El pasado 19 de enero, la primera ministra neozelandesa, Jacinda Arden, dimitió de su cargo como jefa del gobierno de forma sorpresiva y sin previo avisa. Por supuesto, raudos y veloces los adláteres de la izquierda patria salieron raudos y veloces a lamentar la decisión. Carmen Calvo, Íñigo Errejón, Yolanda Díaz y un largo etcétera no dudaron en culpar al machismo estructural, al patriarcado o a Darth Vader por haber privado al mundo de una líder mundial de semejante pelaje.
La líder del Partido Laborista había llegado al cargo en 2017 a los treinta y siete años, convirtiéndose así en la jefa de gobierno más joven en ese momento. Por supuesto, Arden se ha definido siempre con la combinación de sobra conocida: feminista, progresista, verde y republicana.

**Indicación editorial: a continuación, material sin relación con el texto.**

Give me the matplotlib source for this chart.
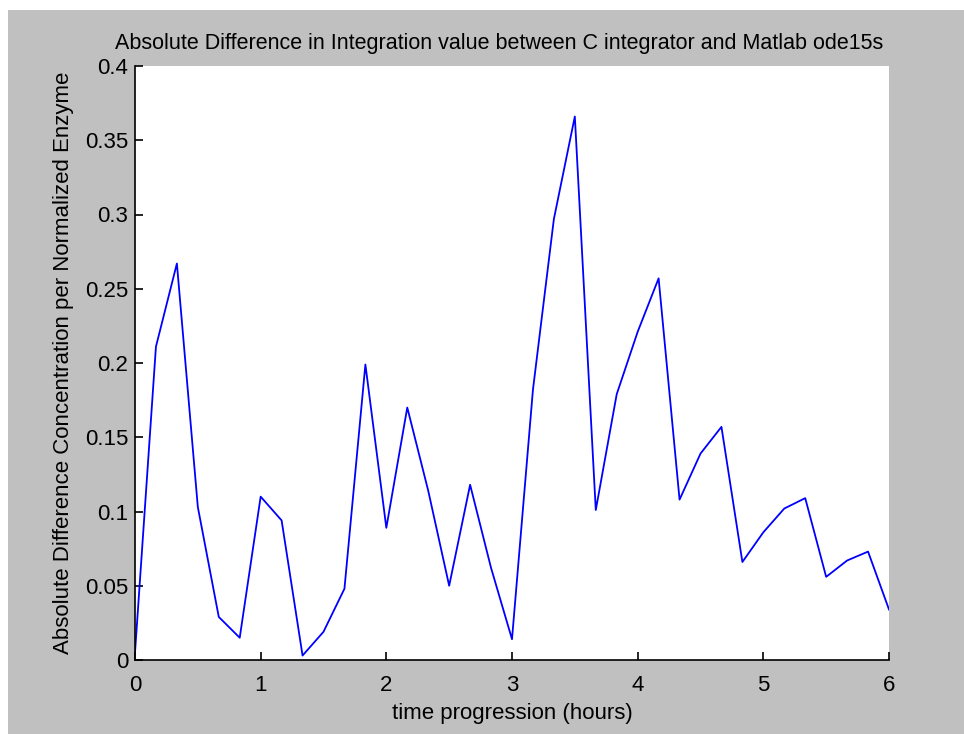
import numpy as np
import matplotlib
matplotlib.use('Agg')
import matplotlib.pyplot as plt
from matplotlib.patches import Rectangle

plt.rcParams['font.family'] = ['Liberation Sans Narrow', 'Liberation Sans', 'DejaVu Sans']

# Sample times every 10 minutes over 6 hours
hours = [0, 1/6, 2/6, 3/6, 4/6, 5/6, 1, 7/6, 8/6, 9/6, 10/6, 11/6,
         2, 13/6, 14/6, 15/6, 16/6, 17/6, 3, 19/6, 20/6, 21/6, 22/6, 23/6,
         4, 25/6, 26/6, 27/6, 28/6, 29/6, 5, 31/6, 32/6, 33/6, 34/6, 35/6, 6]
abs_diff = [0.005, 0.211, 0.267, 0.103, 0.029, 0.015, 0.110, 0.094, 0.003, 0.019, 0.048, 0.199,
            0.089, 0.170, 0.114, 0.050, 0.118, 0.062, 0.014, 0.182, 0.297, 0.366, 0.101, 0.179,
            0.221, 0.257, 0.108, 0.139, 0.157, 0.066, 0.086, 0.102, 0.109, 0.056, 0.067, 0.073, 0.034]

yticks = [0, 0.05, 0.1, 0.15, 0.2, 0.25, 0.3, 0.35, 0.4]
yticklabels = ['0', '0.05', '0.1', '0.15', '0.2', '0.25', '0.3', '0.35', '0.4']
xticks = [0, 1, 2, 3, 4, 5, 6]

W, H = 964, 734
fig = plt.figure(figsize=(W / 100, H / 100), dpi=100, facecolor='white')
# grey window background, with a thin white strip on the top and left
bg = Rectangle((8 / W, 0), 1 - 8 / W, (H - 10) / H,
               transform=fig.transFigure, facecolor='#c0c0c0', edgecolor='none')
bg.set_zorder(-10)
fig.add_artist(bg)

ax = fig.add_axes([135 / W, (H - 660) / H, (889 - 135) / W, (660 - 66) / H])
ax.set_zorder(1)
ax.set_facecolor('white')
ax.plot(hours, abs_diff, color='#0000ff', linewidth=1.3)

ax.set_xlim(0, 6)
ax.set_ylim(0, 0.4)
ax.set_xticks(xticks)
ax.set_yticks(yticks)
ax.set_yticklabels(yticklabels)
ax.tick_params(direction='in', length=6, width=1.2, labelsize=16, colors='black')
ax.tick_params(axis='x', pad=11)
ax.tick_params(axis='y', pad=5)

for side in ['top', 'right']:
    ax.spines[side].set_visible(False)
for side in ['left', 'bottom']:
    ax.spines[side].set_linewidth(1.2)

ax.set_title('Absolute Difference in Integration value between C integrator and Matlab ode15s',
             fontsize=15.5, pad=12, x=0.483)
ax.set_xlabel('time progression (hours)', fontsize=16, labelpad=5)
ax.set_ylabel('Absolute Difference Concentration per Normalized Enzyme', fontsize=16, labelpad=8)

fig.savefig('out.png', dpi=100)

Pese a no obtener la mayoría del respaldo electoral en las elecciones de 2017, en las que obtuvo 46 escaños frente a los 56 del Partido Nacional (centroderecha y bastante liberales en el ámbito económico), fue capaz de articular una mayoría parlamentaria suficiente pactando un gobierno con los verdes y el partido Nueva Zelanda Primero, que, como podemos suponer, se trata de una formación con un fuerte componente antiinmigración.
Cuando llegó la pandemia de la COVID-19, Nueva Zelanda no fue un país que destacase precisamente por una respuesta a la desesperada y sin base científica. Por ejemplo, las mascarillas únicamente empezaron siendo obligatorias en los centros sanitarios. El gobierno únicamente se limitó a una recomendación genérica en espacios cerrados y, sobre todo, a personas con mayor riesgo. La propia Arden se declaró radicalmente contraria a la vacunación obligatoria.

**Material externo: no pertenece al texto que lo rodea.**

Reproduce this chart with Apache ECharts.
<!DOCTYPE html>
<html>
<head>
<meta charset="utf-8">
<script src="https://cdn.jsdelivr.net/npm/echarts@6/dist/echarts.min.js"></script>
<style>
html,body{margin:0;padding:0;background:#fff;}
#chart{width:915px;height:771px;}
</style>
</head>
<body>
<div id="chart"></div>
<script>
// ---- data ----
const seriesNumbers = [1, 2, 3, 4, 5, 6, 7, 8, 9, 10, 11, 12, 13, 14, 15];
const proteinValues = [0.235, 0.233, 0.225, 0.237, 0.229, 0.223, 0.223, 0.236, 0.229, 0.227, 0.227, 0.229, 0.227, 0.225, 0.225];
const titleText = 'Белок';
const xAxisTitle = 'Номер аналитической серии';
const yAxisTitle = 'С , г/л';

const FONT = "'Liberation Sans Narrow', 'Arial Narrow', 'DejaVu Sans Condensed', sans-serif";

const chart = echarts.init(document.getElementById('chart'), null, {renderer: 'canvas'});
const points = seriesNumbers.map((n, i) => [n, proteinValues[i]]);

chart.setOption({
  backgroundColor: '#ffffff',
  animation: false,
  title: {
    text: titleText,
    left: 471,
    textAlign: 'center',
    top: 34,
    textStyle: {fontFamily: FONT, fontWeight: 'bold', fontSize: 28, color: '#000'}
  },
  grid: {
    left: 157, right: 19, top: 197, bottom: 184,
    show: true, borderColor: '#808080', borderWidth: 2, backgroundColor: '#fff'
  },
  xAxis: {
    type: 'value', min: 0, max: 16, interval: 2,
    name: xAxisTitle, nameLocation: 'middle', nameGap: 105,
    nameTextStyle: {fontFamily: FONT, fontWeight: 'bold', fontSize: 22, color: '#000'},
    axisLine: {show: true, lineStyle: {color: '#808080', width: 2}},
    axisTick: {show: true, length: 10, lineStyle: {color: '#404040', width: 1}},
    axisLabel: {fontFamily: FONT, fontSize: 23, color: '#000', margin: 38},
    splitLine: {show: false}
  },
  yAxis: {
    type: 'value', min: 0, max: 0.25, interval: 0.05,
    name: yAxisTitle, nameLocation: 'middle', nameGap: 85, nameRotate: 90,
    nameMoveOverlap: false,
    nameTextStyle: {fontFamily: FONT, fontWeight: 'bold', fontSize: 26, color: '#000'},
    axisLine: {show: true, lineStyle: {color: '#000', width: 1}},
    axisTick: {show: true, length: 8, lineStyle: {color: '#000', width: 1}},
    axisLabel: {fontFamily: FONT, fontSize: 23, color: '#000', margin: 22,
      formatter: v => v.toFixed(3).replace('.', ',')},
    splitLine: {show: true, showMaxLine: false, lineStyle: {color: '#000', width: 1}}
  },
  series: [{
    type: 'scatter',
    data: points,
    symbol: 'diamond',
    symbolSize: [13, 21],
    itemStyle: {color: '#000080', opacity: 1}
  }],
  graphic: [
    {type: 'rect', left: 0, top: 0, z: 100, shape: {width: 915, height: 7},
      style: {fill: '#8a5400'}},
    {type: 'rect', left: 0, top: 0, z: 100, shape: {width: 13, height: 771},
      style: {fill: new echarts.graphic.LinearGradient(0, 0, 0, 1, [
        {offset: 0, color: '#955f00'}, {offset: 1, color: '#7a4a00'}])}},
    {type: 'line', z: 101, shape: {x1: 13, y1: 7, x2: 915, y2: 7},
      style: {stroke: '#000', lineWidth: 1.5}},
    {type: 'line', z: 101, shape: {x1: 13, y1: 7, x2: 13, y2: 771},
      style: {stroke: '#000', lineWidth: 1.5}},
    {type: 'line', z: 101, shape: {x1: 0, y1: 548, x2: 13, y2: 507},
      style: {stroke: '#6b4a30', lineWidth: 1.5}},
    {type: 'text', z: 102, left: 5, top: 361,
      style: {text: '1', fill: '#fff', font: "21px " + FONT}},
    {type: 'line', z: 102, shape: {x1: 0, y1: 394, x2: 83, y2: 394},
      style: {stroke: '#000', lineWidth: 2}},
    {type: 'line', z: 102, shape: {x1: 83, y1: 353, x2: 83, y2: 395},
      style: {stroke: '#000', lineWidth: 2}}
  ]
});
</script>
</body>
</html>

Pero todo esto cambió fue cambiando poco a poco y sin motivo aparente. Cuando la mayor parte del planeta ya había superado cualquier restricción o medida sanitaria, Arden cambió de opinión respecto a la vacunación obligatoria, expulsó a los científicos del comité asesor (aquí y aquí) y llamó “terroristas” a todo aquel que se atreviese a dar una versión u opinión contraria a la oficial del gobierno. Por supuesto, Arden es una abortista confesa (lo llamó “derecho humano fundamental”), pero su argumento en favor de la libertad de elección no llega hasta aquí. El grado de locura llegó a tal punto que se prohibió recuperar una pelota que hubiera caído en el patio vecino. Arden hablaba de prohibir trabajar, consumir en un establecimiento de hostelería o cortarse el pelo en una peluquería a aquellos que se negasen a vacunarse. Se llegó al punto de querer retirar las ayudas sociales a las madres solteras que no pasasen por el aro vacunal, todo ello con un gobierno verde y feminista en el poder desde las elecciones de octubre de 2020.

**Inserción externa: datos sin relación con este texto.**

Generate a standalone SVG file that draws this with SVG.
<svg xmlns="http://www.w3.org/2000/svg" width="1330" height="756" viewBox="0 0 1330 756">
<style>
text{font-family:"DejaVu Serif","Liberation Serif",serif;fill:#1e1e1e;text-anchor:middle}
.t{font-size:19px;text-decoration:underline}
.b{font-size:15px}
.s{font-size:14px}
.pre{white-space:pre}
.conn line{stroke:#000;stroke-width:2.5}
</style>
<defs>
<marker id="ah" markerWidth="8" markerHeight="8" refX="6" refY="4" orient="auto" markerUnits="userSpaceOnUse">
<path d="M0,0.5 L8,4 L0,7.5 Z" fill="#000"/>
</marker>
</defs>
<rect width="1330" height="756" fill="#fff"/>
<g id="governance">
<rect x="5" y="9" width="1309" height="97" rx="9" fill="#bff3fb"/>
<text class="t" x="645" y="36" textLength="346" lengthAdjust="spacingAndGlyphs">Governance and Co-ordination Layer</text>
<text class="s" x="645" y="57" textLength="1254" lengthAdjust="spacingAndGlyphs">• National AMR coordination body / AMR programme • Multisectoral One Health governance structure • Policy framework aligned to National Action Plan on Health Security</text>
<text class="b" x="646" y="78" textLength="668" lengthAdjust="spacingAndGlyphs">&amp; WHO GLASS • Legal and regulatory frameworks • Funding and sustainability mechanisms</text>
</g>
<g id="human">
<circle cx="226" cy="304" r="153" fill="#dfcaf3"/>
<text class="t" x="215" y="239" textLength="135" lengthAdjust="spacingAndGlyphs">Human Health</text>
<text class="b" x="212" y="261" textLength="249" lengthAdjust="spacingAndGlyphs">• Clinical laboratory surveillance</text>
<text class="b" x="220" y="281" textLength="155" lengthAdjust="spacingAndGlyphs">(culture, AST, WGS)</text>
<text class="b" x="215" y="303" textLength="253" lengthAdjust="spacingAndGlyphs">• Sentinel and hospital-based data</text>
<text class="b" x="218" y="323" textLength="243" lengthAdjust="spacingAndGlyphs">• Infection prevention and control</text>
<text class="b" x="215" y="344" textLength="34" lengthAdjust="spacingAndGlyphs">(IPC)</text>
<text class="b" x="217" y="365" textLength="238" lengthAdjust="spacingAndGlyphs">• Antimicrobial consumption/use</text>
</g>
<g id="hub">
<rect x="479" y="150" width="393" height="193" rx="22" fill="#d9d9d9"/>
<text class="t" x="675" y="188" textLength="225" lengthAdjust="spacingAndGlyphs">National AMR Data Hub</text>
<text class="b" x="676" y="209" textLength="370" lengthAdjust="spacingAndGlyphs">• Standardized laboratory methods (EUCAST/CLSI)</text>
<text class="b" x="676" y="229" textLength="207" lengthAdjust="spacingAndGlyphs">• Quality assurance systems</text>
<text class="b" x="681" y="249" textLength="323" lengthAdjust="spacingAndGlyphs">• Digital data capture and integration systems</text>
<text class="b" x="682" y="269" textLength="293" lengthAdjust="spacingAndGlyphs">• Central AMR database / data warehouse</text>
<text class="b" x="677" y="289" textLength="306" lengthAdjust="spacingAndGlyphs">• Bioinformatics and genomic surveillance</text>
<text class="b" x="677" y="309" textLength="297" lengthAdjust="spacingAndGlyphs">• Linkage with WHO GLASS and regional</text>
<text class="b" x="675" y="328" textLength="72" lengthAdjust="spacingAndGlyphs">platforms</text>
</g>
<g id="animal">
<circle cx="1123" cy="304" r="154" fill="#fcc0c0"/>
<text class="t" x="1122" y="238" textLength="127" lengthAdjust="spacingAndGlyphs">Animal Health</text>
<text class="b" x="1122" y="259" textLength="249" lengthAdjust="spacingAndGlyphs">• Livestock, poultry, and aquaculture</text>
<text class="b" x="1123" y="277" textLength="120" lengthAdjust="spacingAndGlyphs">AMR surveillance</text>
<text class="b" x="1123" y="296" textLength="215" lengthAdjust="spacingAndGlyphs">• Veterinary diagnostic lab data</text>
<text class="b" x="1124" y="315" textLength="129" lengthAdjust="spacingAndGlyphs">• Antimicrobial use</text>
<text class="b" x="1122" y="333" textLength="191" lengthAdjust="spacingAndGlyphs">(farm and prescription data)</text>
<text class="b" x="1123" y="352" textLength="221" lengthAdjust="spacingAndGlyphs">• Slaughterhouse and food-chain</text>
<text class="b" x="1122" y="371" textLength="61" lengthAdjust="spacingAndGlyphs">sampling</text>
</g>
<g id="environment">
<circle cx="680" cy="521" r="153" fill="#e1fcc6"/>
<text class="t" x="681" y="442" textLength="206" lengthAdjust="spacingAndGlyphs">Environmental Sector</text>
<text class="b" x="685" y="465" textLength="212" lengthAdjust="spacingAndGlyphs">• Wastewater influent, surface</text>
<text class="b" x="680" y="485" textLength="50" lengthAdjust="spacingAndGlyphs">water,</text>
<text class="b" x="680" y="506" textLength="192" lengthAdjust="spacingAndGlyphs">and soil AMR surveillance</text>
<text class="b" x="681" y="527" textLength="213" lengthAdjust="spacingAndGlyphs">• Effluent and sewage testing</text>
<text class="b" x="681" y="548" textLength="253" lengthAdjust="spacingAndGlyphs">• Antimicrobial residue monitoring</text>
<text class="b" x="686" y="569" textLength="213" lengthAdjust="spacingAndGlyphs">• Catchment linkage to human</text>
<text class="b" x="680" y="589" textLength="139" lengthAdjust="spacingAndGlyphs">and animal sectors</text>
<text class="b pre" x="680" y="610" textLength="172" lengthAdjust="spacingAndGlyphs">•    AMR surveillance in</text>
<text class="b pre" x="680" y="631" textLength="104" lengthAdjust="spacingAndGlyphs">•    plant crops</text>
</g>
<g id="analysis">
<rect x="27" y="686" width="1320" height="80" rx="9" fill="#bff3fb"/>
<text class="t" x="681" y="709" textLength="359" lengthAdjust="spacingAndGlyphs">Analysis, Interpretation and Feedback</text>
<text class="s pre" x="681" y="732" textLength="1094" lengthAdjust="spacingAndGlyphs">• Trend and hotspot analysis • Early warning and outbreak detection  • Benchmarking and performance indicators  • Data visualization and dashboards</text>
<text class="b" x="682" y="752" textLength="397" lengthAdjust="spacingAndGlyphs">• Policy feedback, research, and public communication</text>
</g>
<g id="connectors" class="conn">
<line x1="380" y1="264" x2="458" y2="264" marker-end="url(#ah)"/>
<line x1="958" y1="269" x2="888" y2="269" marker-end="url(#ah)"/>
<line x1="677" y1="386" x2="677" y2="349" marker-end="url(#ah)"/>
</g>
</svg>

Con una sociedad totalmente partida en dos, a partir de febrero pasado la situación se agravó a raíz de unas manifestaciones en la que los peligrosos manifestantes pedían libertad, especialmente en lo relativo a la vacunación de niños, objetivo en ese momento del gobierno. Con una tasa de vacunación del 90% entre los adultos, el gobierno implantó el requisito del llamado “pase vacunal” (lo que aquí sería el pasaporte COVID) para formar parte de un equipo deportivo, algo que resultada obligatorio a partir de los 12 años y 3 meses. Sin dicho pase, los niños no podrían participar en actividades extraescolares grupales.
Durante todo 2022, la situación del gobierno laborista no sólo ha ido empeorando por estos motivos, sino ya electoralmente. Las encuestas para las elecciones de 2024 y que Arden anunció que se adelantarán a octubre cuando dimitió, sitúan en los laboristas cinco puntos por debajo del centroderecha, con un fuerte desgaste de su electorado. La dimisión de Arden, más que centrarse en cuestiones patriarcales, parece estar más enfocada al previsible descalabro electoral de su partido este año. Pero ese posible argumento no vende.
Un buen día para la libertad el día que Arden anunció que se largaba.